28 March 2019
Sister Dorothy Bell RSCJ, who died earlier this month, devoted the majority of her long and remarkable life to education. Her connection with Woldingham School was also of great duration: she joined the school, when still based in Roehampton, in 1935; taught at Woldingham from 1955 to 1966; was the school’s first Chair of Governors, from 1985 to 1988, and regularly attended Old Girls’ Day over the subsequent decades. Many Woldingham alumnae and staff attended a Requiem Mass for her in the Digby Stuart College Chapel last week and, just a couple of days later, her life was also celebrated on Radio Four’s Last Word.
Born in London in 1924, Dorothy attended the City of London School for Girls before becoming a boarder – and later, Head Girl - at the Sacred Heart School in Roehampton (now Woldingham). Aged 17, she accompanied her parents to India, where her barrister father was to become a judge, and in 1943 took a job as a secretary in the British Embassy in Chongqing in the south western province of Sichuan, China.

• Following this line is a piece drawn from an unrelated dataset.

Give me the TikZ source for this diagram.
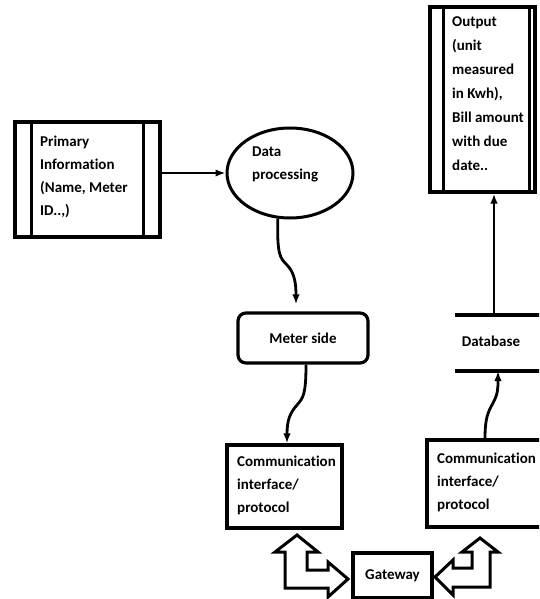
\documentclass[tikz,border=0pt]{standalone}
\usepackage{fontspec}
\setmainfont[Ligatures=NoCommon]{Carlito}
\usetikzlibrary{arrows.meta,shapes.geometric,calc}
\begin{document}
\begin{tikzpicture}[x=1pt,y=-1pt,
  bx/.style={draw, line width=3.2pt, inner sep=0pt},
  fnt/.style={font=\bfseries\fontsize{15}{23}\selectfont},
  txt/.style={fnt, align=left, inner sep=0pt},
  ln/.style={line width=3.2pt},
  arr/.style={line width=2.8pt, -{Latex[length=10pt,width=7.5pt]}},
  blk/.style={draw, line width=3pt, line join=miter, fill=white}]
\useasboundingbox (0,0) rectangle (539,599);
\clip (0,0) rectangle (539,599);

% Primary information
\node[bx, minimum width=145pt, minimum height=115pt] (prim) at (87.5,179.5) {};
\draw[ln] ([xshift=18pt]prim.north west) -- ([xshift=18pt]prim.south west);
\draw[ln] ([xshift=-18pt]prim.north east) -- ([xshift=-18pt]prim.south east);
\node[txt, anchor=north west] (primt) at (40,136) {Primary\\Information\\(Name, Meter\\ID..,)};

% Data processing
\node[draw, ellipse, line width=3pt, minimum width=126pt, minimum height=90pt, inner sep=0pt] (dp) at (290,173) {};
\node[txt, anchor=north west] (dpt) at (252,147) {Data\\processing};
\draw[arr] (prim.east |- dp.west) -- (dp.west);

% Meter side
\node[bx, fnt, rounded corners=8pt, minimum width=130pt, minimum height=50pt] (ms) at (303,338) {Meter side};
\draw[arr] (dp.255) .. controls (277,255) and (280,258) .. (287,265)
  .. controls (295,273) and (296,285) .. ($(ms.north)+(-7,-7)$);

% Communication left
\node[bx, minimum width=115pt, minimum height=83pt] (cl) at (284.5,486.5) {};
\node[txt, anchor=north west] (clt) at (237,456) {Communication\\interface/\\protocol};
\draw[arr] ($(ms.south)+(3,0)$) .. controls (306,395) and (303,398) .. (297,405)
  .. controls (290,413) and (287,420) .. ($(cl.north)+(2.5,0)$);

% Communication right
\node[bx, minimum width=123pt, minimum height=87pt] (cr) at (488.5,483.5) {};
\node[txt, anchor=north west] (crt) at (437,453) {Communication\\interface/\\protocol};

% Database
\coordinate (dbtl) at (455,315);
\coordinate (dbtr) at (545,315);
\coordinate (dbbl) at (455,371);
\coordinate (dbbr) at (545,371);
\draw[ln] (dbtl) -- (dbtr);
\draw[ln] (dbbl) -- (dbbr);
\node[fnt, inner sep=0pt] (db) at (491,341) {Database};
\coordinate (dbin) at (498,371);
\coordinate (dbout) at (494,315);
\draw[arr] ($(cr.north)+(-3.5,0)$) .. controls (485,418) and (488,412) .. (493,403)
  .. controls (498,394) and (498,388) .. (dbin);

% Output
\node[bx, minimum width=105pt, minimum height=185pt] (out) at (482.5,99.5) {};
\draw[ln] ([xshift=15pt]out.north west) -- ([xshift=15pt]out.south west);
\draw[ln] ([xshift=-7pt]out.north east) -- ([xshift=-7pt]out.south east);
\node[txt, font=\bfseries\fontsize{15}{24}\selectfont, anchor=north west] (outt) at (452,16)
  {Output\\(unit\\measured\\in Kwh),\\Bill amount\\with due\\date..};
\draw[arr] (dbout) -- (out.south -| dbout);

% Gateway
\node[bx, fnt, minimum width=79pt, minimum height=45pt] (gw) at (392.5,575.5) {Gateway};

% Block arrows
\draw[blk] (297,535) -- (318,552) -- (307,552) -- (307,570) -- (328,570) -- (328,562)
  -- (348,579) -- (328,597) -- (328,588) -- (285,588) -- (285,552) -- (275,552) -- cycle;
\draw[blk] (480,538) -- (498,552) -- (490,552) -- (490,587) -- (453,587) -- (453,595)
  -- (435,577) -- (453,560) -- (453,568) -- (472,568) -- (472,552) -- (462,552) -- cycle;
\end{tikzpicture}
\end{document}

By the end of the war, Dorothy was feeling strongly called to religious life and, after returning to England in 1945 and spending a year teaching at a Roman Catholic school in Tunbridge Wells, she entered the novitiate in the Society of the Sacred Heart, making her final profession six years later, in Rome.
After reading geography at St Anne's College, Oxford, Dorothy took a postgraduate teaching qualification at the Society’s Fenham College, Newcastle-upon-Tyne, following which she joined the staff of Woldingham in 1955. She spent the following decade here, teaching Geography and also holding the post of Mistress of Studies.

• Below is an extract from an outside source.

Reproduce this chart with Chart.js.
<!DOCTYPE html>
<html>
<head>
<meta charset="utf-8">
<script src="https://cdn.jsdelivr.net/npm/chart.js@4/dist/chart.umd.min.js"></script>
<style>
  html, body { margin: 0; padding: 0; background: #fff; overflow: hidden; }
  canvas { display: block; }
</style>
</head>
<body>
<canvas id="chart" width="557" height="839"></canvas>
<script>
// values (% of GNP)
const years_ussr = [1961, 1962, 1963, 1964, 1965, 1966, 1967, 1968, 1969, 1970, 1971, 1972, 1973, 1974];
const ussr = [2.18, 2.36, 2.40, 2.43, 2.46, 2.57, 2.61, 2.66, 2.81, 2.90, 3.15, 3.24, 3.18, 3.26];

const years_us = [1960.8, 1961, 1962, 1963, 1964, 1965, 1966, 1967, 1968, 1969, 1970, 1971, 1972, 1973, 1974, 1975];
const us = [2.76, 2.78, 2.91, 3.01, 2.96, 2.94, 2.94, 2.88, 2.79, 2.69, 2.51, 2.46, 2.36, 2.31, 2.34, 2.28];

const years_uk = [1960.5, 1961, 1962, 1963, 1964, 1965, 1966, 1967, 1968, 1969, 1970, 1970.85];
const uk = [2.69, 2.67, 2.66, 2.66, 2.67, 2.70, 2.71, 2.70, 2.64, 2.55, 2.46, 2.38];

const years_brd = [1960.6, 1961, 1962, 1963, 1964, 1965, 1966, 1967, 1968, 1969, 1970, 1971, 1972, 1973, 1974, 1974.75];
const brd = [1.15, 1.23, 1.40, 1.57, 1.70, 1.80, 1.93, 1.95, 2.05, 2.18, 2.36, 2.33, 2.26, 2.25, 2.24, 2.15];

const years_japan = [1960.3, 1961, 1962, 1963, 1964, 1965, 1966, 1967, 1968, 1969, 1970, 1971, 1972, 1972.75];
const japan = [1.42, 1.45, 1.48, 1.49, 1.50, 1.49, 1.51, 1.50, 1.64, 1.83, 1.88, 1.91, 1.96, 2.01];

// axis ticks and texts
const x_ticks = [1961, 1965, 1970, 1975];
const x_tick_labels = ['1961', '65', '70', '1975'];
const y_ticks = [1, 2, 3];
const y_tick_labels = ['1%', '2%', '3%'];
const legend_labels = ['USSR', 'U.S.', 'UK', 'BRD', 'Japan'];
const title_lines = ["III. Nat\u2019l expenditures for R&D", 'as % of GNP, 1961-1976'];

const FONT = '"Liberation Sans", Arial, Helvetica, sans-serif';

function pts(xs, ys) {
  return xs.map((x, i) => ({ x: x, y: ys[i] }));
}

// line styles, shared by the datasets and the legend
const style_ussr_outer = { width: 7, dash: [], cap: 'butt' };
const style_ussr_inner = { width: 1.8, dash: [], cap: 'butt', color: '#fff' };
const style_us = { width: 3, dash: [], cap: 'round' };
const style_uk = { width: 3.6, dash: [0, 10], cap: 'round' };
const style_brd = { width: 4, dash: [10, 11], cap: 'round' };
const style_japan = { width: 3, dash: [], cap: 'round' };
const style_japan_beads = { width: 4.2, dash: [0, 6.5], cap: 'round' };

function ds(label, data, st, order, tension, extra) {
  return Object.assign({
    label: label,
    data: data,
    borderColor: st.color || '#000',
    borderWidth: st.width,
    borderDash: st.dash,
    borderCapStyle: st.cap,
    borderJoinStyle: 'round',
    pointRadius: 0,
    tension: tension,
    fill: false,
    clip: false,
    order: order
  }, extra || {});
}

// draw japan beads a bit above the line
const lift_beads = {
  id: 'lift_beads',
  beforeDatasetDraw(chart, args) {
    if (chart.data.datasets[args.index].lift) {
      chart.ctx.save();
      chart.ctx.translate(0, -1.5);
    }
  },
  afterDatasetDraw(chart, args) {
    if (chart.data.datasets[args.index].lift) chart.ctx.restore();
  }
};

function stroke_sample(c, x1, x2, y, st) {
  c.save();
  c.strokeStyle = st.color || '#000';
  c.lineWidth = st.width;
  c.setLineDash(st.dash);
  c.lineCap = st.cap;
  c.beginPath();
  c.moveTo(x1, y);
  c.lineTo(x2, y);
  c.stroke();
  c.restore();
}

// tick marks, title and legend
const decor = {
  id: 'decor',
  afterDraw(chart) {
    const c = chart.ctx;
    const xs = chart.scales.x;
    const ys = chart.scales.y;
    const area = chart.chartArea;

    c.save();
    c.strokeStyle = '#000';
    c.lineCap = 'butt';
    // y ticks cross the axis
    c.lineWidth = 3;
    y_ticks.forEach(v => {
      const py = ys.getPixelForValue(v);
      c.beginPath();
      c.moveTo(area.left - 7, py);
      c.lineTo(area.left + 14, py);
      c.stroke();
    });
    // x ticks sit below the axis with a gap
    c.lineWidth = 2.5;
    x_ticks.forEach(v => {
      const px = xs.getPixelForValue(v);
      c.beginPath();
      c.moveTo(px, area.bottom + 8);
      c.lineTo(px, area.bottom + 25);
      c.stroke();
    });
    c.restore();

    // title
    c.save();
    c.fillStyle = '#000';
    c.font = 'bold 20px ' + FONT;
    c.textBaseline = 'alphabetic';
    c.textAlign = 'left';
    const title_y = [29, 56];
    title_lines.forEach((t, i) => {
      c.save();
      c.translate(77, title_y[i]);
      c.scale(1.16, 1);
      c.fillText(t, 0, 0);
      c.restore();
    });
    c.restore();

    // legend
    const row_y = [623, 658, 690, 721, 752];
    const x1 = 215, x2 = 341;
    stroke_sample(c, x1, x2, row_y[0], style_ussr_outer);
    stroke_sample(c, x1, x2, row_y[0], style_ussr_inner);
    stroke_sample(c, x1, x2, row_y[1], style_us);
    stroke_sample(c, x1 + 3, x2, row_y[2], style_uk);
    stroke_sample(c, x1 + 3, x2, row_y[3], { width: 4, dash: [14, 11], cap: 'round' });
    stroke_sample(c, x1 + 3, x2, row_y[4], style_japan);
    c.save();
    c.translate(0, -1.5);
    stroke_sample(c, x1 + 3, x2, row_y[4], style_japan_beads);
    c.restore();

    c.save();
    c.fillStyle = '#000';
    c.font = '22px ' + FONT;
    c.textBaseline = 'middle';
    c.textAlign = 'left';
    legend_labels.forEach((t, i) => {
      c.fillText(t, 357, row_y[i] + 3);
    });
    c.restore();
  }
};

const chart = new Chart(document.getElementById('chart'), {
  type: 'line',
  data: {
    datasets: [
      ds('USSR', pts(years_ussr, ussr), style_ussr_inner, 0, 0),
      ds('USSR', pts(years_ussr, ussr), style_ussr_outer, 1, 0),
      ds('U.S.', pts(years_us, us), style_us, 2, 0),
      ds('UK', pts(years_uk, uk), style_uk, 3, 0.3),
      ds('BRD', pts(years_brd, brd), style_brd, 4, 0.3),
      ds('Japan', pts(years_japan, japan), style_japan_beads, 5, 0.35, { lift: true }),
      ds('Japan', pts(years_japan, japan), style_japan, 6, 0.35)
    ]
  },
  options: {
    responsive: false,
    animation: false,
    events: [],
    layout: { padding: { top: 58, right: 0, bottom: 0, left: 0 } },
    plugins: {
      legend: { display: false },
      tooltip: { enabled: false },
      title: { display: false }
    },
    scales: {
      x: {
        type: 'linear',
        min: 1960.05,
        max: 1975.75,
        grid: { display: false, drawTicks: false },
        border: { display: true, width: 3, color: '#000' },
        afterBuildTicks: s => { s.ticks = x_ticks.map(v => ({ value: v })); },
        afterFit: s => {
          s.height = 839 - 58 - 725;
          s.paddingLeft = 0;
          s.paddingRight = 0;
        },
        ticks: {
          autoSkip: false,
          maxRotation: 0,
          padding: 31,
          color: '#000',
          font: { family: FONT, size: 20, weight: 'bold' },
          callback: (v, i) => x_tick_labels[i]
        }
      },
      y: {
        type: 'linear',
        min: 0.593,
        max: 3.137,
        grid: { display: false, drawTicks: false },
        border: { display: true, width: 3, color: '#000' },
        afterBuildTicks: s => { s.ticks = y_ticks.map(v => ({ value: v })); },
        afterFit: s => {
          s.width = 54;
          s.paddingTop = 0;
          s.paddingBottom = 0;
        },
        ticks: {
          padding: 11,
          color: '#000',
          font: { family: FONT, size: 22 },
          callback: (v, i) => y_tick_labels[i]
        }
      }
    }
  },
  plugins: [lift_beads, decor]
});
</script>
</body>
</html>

In 1967 Sister Dorothy moved to Digby Stuart College, the Society of the Sacred Heart’s teacher training centre in Roehampton, to lecture in geography, before taking over as Principal in 1968. In 1985, whilst still Principal of Digby Stuart College, she became Woldingham’s first Chair of Governors, overseeing the school’s transition to lay management under the trusteeship of the Society of the Sacred Heart.
Her ‘retirement’ in 1989 saw Sister Dorothy remain as active as ever: she was the Diocesan AIDS Co-ordinator for Southwark, and also served as a governor of several schools and Sixth Form colleges, and of Heythrop College. In 1999 she was awarded the OBE for her services to education and, aged 82, she became a member of the Westminster Diocesan Education Board.
In more recent years, Sister Dorothy scaled back her commitments, though she still kept in close contact with her former colleagues, and took a keen interest in whatever was happening, in education and the wider world.